**Description of the task**
Repeat the material exactly from its first line to the line that includes "var waveStart = 200, waveStep = 2;". Skip pictures.

**Recorded data**
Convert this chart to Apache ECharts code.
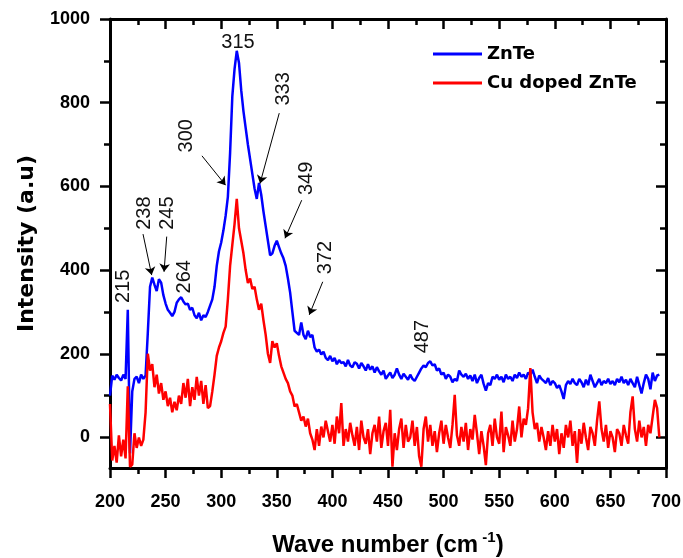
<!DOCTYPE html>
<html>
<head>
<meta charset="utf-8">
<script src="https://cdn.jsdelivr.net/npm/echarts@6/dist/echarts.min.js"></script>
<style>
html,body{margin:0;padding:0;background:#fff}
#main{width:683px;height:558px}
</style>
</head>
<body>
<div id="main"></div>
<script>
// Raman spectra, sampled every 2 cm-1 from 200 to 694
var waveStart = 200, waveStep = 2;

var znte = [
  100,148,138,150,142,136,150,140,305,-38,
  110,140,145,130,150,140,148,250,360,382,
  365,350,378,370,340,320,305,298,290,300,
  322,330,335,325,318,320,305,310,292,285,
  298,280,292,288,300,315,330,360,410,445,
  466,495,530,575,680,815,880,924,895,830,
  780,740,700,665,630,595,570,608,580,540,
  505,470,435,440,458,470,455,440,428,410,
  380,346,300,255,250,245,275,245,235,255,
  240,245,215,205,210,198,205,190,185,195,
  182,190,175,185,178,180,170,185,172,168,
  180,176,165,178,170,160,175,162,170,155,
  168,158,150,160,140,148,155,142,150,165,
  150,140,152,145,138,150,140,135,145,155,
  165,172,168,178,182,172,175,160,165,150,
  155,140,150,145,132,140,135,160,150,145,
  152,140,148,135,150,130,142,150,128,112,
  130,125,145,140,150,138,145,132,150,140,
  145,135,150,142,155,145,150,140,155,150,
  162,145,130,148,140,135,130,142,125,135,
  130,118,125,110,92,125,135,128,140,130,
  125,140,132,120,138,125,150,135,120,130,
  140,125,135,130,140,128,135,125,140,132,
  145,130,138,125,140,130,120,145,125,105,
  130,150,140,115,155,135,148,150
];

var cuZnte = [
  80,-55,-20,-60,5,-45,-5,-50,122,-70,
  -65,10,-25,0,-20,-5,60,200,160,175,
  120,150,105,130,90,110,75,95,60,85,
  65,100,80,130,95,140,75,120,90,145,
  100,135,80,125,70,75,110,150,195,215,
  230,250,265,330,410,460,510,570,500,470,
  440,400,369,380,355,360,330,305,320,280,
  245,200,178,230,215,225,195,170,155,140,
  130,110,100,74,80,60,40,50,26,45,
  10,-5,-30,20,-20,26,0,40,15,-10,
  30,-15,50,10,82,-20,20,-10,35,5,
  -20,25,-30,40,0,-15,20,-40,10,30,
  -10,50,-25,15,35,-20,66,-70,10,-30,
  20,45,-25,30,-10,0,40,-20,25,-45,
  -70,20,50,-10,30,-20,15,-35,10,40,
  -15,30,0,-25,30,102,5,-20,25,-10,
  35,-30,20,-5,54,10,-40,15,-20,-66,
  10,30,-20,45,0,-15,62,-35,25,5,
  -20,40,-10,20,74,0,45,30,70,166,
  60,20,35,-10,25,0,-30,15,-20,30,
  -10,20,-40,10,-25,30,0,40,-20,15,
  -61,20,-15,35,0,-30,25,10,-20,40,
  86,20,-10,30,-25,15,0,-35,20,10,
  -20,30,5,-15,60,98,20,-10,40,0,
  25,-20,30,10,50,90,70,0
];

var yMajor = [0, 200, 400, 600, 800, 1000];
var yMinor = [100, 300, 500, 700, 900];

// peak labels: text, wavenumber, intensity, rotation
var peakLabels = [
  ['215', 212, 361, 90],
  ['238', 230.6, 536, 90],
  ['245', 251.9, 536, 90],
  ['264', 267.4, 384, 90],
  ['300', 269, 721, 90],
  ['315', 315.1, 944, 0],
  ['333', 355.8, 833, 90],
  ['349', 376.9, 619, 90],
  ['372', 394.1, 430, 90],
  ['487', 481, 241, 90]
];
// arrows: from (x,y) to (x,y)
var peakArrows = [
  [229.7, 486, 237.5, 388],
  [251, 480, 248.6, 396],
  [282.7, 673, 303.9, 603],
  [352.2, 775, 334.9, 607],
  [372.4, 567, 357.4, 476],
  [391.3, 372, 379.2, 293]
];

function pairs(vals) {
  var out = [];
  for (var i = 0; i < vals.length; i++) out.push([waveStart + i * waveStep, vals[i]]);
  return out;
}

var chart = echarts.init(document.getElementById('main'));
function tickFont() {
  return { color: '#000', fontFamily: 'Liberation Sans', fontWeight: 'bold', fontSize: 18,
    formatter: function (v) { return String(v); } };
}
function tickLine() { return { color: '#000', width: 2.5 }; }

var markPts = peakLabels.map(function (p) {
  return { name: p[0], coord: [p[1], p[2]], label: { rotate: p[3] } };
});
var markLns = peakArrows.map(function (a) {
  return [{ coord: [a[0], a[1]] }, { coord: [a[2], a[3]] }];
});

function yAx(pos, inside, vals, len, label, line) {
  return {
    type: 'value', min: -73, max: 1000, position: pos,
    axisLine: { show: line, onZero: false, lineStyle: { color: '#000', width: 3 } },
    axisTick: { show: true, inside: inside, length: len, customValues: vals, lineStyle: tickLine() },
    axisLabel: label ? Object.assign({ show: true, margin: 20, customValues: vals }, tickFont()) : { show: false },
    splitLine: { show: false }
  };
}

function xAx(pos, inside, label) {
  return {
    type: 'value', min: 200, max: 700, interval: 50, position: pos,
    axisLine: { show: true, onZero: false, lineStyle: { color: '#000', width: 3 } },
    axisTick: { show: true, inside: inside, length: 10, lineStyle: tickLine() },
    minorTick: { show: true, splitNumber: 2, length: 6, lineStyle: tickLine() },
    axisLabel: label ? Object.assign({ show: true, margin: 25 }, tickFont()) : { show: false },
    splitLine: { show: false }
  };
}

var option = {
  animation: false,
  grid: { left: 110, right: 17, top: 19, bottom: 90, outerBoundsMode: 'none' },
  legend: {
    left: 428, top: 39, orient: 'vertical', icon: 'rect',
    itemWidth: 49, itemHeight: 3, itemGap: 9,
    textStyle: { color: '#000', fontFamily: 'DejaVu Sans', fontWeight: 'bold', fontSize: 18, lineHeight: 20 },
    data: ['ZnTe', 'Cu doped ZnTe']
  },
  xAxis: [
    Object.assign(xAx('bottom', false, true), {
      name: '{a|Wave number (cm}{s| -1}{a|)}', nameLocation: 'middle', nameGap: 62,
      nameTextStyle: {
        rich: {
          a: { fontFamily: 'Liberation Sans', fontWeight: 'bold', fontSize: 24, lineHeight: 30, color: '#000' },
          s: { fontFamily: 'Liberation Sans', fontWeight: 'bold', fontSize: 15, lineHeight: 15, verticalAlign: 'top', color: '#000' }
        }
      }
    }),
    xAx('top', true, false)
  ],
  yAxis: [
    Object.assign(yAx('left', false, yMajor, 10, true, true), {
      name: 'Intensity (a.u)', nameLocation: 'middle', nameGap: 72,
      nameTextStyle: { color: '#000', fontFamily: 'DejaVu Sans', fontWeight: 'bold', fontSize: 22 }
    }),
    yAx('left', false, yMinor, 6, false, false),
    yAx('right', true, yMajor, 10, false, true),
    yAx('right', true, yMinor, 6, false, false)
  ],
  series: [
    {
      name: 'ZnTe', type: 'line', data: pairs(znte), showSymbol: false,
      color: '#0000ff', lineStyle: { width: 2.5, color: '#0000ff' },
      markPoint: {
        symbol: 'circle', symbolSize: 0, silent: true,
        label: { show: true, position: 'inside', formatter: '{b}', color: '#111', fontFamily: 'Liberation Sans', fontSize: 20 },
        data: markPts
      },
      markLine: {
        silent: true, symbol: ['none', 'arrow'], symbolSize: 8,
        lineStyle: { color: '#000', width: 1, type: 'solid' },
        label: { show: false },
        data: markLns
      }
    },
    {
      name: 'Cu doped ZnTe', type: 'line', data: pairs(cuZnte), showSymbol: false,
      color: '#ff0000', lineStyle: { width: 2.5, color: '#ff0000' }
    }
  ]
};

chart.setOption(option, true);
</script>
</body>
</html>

**Written reply**
Convert this chart to Apache ECharts code.
<!DOCTYPE html>
<html>
<head>
<meta charset="utf-8">
<script src="https://cdn.jsdelivr.net/npm/echarts@6/dist/echarts.min.js"></script>
<style>
html,body{margin:0;padding:0;background:#fff}
#main{width:683px;height:558px}
</style>
</head>
<body>
<div id="main"></div>
<script>
// Raman spectra, sampled every 2 cm-1 from 200 to 694
var waveStart = 200, waveStep = 2;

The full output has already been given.